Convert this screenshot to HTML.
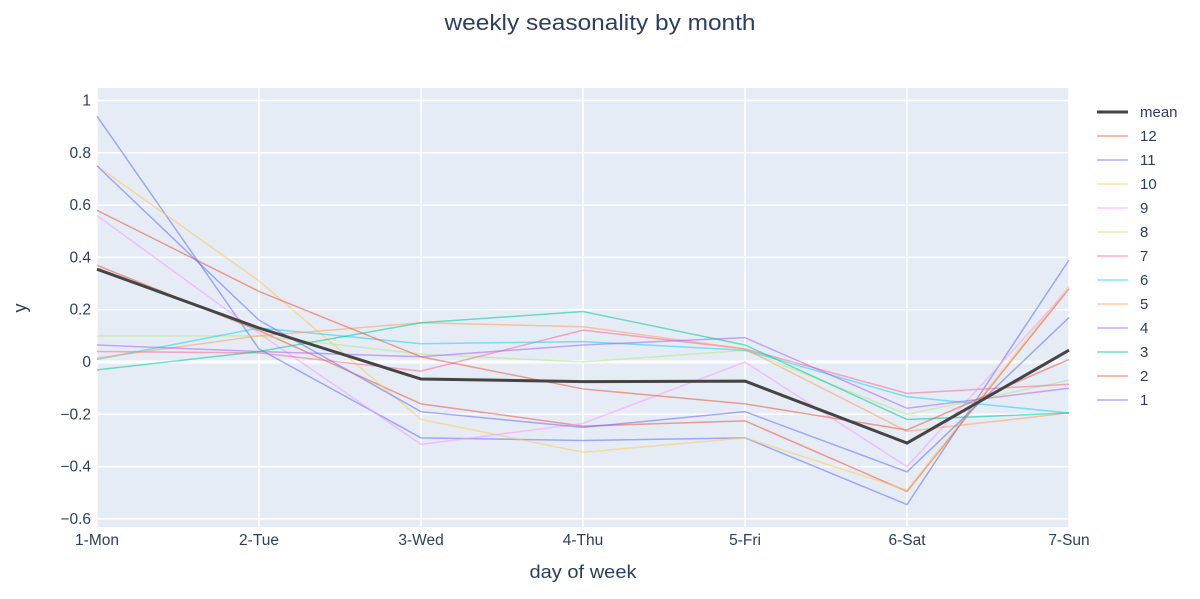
<!DOCTYPE html>
<html><head><meta charset="utf-8"><style>
body{margin:0;background:#fff;font-family:"Liberation Sans",sans-serif}
svg text{font-family:"Liberation Sans",sans-serif;fill:#2a3f5f}
</style></head><body>
<svg id="c" width="1200" height="594">
<text x="600" y="30" font-size="22" text-anchor="middle" textLength="311" lengthAdjust="spacingAndGlyphs">weekly seasonality by month</text>
<rect x="97" y="88" width="972" height="439" fill="#e5ecf6"/>
<g id="grid"></g><g id="lines"></g><g id="legend"></g>
<text x="583" y="578" font-size="18" text-anchor="middle" textLength="107" lengthAdjust="spacingAndGlyphs">day of week</text>
<text x="26" y="308" font-size="18" text-anchor="middle" transform="rotate(-90 26 308)">y</text>
</svg>
<script>
const categories=["1-Mon","2-Tue","3-Wed","4-Thu","5-Fri","6-Sat","7-Sun"];
const yTicks=[-0.6,-0.4,-0.2,0,0.2,0.4,0.6,0.8,1];
const yTickLabels=["−0.6","−0.4","−0.2","0","0.2","0.4","0.6","0.8","1"];
const seriesNames=["12","11","10","9","8","7","6","5","4","3","2","1"];
const s12=[0.37,0.12,-0.16,-0.245,-0.225,-0.495,0.28];
const s11=[0.94,0.05,-0.29,-0.30,-0.29,-0.545,0.39];
const s10=[0.75,0.31,-0.22,-0.345,-0.29,-0.49,0.29];
const s9=[0.56,0.11,-0.315,-0.235,0.0,-0.40,0.28];
const s8=[0.10,0.10,0.03,0.0,0.045,-0.20,-0.07];
const s7=[0.04,0.035,-0.035,0.122,0.05,-0.12,-0.085];
const s6=[0.01,0.13,0.07,0.078,0.045,-0.133,-0.195];
const s5=[0.015,0.10,0.15,0.135,0.05,-0.265,-0.195];
const s4=[0.065,0.04,0.02,0.065,0.093,-0.177,-0.10];
const s3=[-0.03,0.04,0.15,0.193,0.065,-0.22,-0.195];
const s2=[0.58,0.27,0.02,-0.103,-0.16,-0.26,0.01];
const s1=[0.75,0.16,-0.19,-0.25,-0.19,-0.42,0.17];
const meanVals=[0.355,0.13,-0.065,-0.075,-0.073,-0.31,0.045];
const seriesData=[s12,s11,s10,s9,s8,s7,s6,s5,s4,s3,s2,s1];
const colors=["#EF553B","#636efa","#FECB52","#FF97FF","#B6E880","#FF6692","#19d3f3","#FFA15A","#ab63fa","#00cc96","#EF553B","#636efa"];
const NS="http://www.w3.org/2000/svg";
const X=i=>97+i*(1069-97)/(categories.length-1);
const Y=v=>362-v*261.5;
function mk(t,a,p){const e=document.createElementNS(NS,t);for(const k in a)e.setAttribute(k,a[k]);p.appendChild(e);return e;}
const g=document.getElementById('grid');
categories.forEach((c,i)=>{
 const l=mk('line',{x1:X(i),x2:X(i),y1:88,y2:527,stroke:'#fff','stroke-width':1.5},g);
 
 
 const t=mk('text',{x:X(i),y:545,'font-size':15.5,'text-anchor':'middle'},g);t.textContent=c;
 
 
});
yTicks.forEach((v,i)=>{
 const l=mk('line',{x1:97,x2:1069,y1:Y(v),y2:Y(v),stroke:'#fff','stroke-width':v===0?3:1.5},g);
 
 
 const t=mk('text',{x:91,y:Y(v)+5,'font-size':15.5,'text-anchor':'end'},g);t.textContent=yTickLabels[i];
 
 
});
const L=document.getElementById('lines'),G=document.getElementById('legend');
function pts(a){return a.map((v,i)=>X(i)+','+Y(v)).join(' ');}
seriesData.forEach((d,k)=>{
 const p=mk('polyline',{points:pts(d),fill:'none',stroke:colors[k],'stroke-width':1.5,'stroke-opacity':0.55},L);
 
 
});
const m=mk('polyline',{points:pts(meanVals),fill:'none',stroke:'#444','stroke-width':3},L);


const names=["mean"].concat(seriesNames),cols=["#444"].concat(colors);
names.forEach((n,k)=>{
 const y=112+k*24;
 const gi=mk('g',{},G);
 
 
 mk('line',{x1:1097,x2:1128,y1:y,y2:y,stroke:cols[k],'stroke-width':k?1.5:3,'stroke-opacity':k?0.55:1},gi);
 const t=mk('text',{x:1140,y:y+5,'font-size':15},gi);t.textContent=n;
});
</script>
</body></html>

···

## [Goal of the exercise]
Take the listing above and restate it word for word, without its pictures.

## [Task response]
Convert this screenshot to HTML.
<!DOCTYPE html>
<html><head><meta charset="utf-8"><style>
body{margin:0;background:#fff;font-family:"Liberation Sans",sans-serif}
svg text{font-family:"Liberation Sans",sans-serif;fill:#2a3f5f}
</style></head><body>
<svg id="c" width="1200" height="594">
<text x="600" y="30" font-size="22" text-anchor="middle" textLength="311" lengthAdjust="spacingAndGlyphs">weekly seasonality by month</text>
<rect x="97" y="88" width="972" height="439" fill="#e5ecf6"/>
<g id="grid"></g><g id="lines"></g><g id="legend"></g>
<text x="583" y="578" font-size="18" text-anchor="middle" textLength="107" lengthAdjust="spacingAndGlyphs">day of week</text>
<text x="26" y="308" font-size="18" text-anchor="middle" transform="rotate(-90 26 308)">y</text>
</svg>
<script>
const categories=["1-Mon","2-Tue","3-Wed","4-Thu","5-Fri","6-Sat","7-Sun"];
const yTicks=[-0.6,-0.4,-0.2,0,0.2,0.4,0.6,0.8,1];
const yTickLabels=["−0.6","−0.4","−0.2","0","0.2","0.4","0.6","0.8","1"];
const seriesNames=["12","11","10","9","8","7","6","5","4","3","2","1"];
const s12=[0.37,0.12,-0.16,-0.245,-0.225,-0.495,0.28];
const s11=[0.94,0.05,-0.29,-0.30,-0.29,-0.545,0.39];
const s10=[0.75,0.31,-0.22,-0.345,-0.29,-0.49,0.29];
const s9=[0.56,0.11,-0.315,-0.235,0.0,-0.40,0.28];
const s8=[0.10,0.10,0.03,0.0,0.045,-0.20,-0.07];
const s7=[0.04,0.035,-0.035,0.122,0.05,-0.12,-0.085];
const s6=[0.01,0.13,0.07,0.078,0.045,-0.133,-0.195];
const s5=[0.015,0.10,0.15,0.135,0.05,-0.265,-0.195];
const s4=[0.065,0.04,0.02,0.065,0.093,-0.177,-0.10];
const s3=[-0.03,0.04,0.15,0.193,0.065,-0.22,-0.195];
const s2=[0.58,0.27,0.02,-0.103,-0.16,-0.26,0.01];
const s1=[0.75,0.16,-0.19,-0.25,-0.19,-0.42,0.17];
const meanVals=[0.355,0.13,-0.065,-0.075,-0.073,-0.31,0.045];
const seriesData=[s12,s11,s10,s9,s8,s7,s6,s5,s4,s3,s2,s1];
const colors=["#EF553B","#636efa","#FECB52","#FF97FF","#B6E880","#FF6692","#19d3f3","#FFA15A","#ab63fa","#00cc96","#EF553B","#636efa"];
const NS="http://www.w3.org/2000/svg";
const X=i=>97+i*(1069-97)/(categories.length-1);
const Y=v=>362-v*261.5;
function mk(t,a,p){const e=document.createElementNS(NS,t);for(const k in a)e.setAttribute(k,a[k]);p.appendChild(e);return e;}
const g=document.getElementById('grid');
categories.forEach((c,i)=>{
 const l=mk('line',{x1:X(i),x2:X(i),y1:88,y2:527,stroke:'#fff','stroke-width':1.5},g);
 
 
 const t=mk('text',{x:X(i),y:545,'font-size':15.5,'text-anchor':'middle'},g);t.textContent=c;
 
 
});
yTicks.forEach((v,i)=>{
 const l=mk('line',{x1:97,x2:1069,y1:Y(v),y2:Y(v),stroke:'#fff','stroke-width':v===0?3:1.5},g);
 
 
 const t=mk('text',{x:91,y:Y(v)+5,'font-size':15.5,'text-anchor':'end'},g);t.textContent=yTickLabels[i];
 
 
});
const L=document.getElementById('lines'),G=document.getElementById('legend');
function pts(a){return a.map((v,i)=>X(i)+','+Y(v)).join(' ');}
seriesData.forEach((d,k)=>{
 const p=mk('polyline',{points:pts(d),fill:'none',stroke:colors[k],'stroke-width':1.5,'stroke-opacity':0.55},L);
 
 
});
const m=mk('polyline',{points:pts(meanVals),fill:'none',stroke:'#444','stroke-width':3},L);


const names=["mean"].concat(seriesNames),cols=["#444"].concat(colors);
names.forEach((n,k)=>{
 const y=112+k*24;
 const gi=mk('g',{},G);
 
 
 mk('line',{x1:1097,x2:1128,y1:y,y2:y,stroke:cols[k],'stroke-width':k?1.5:3,'stroke-opacity':k?0.55:1},gi);
 const t=mk('text',{x:1140,y:y+5,'font-size':15},gi);t.textContent=n;
});
</script>
</body></html>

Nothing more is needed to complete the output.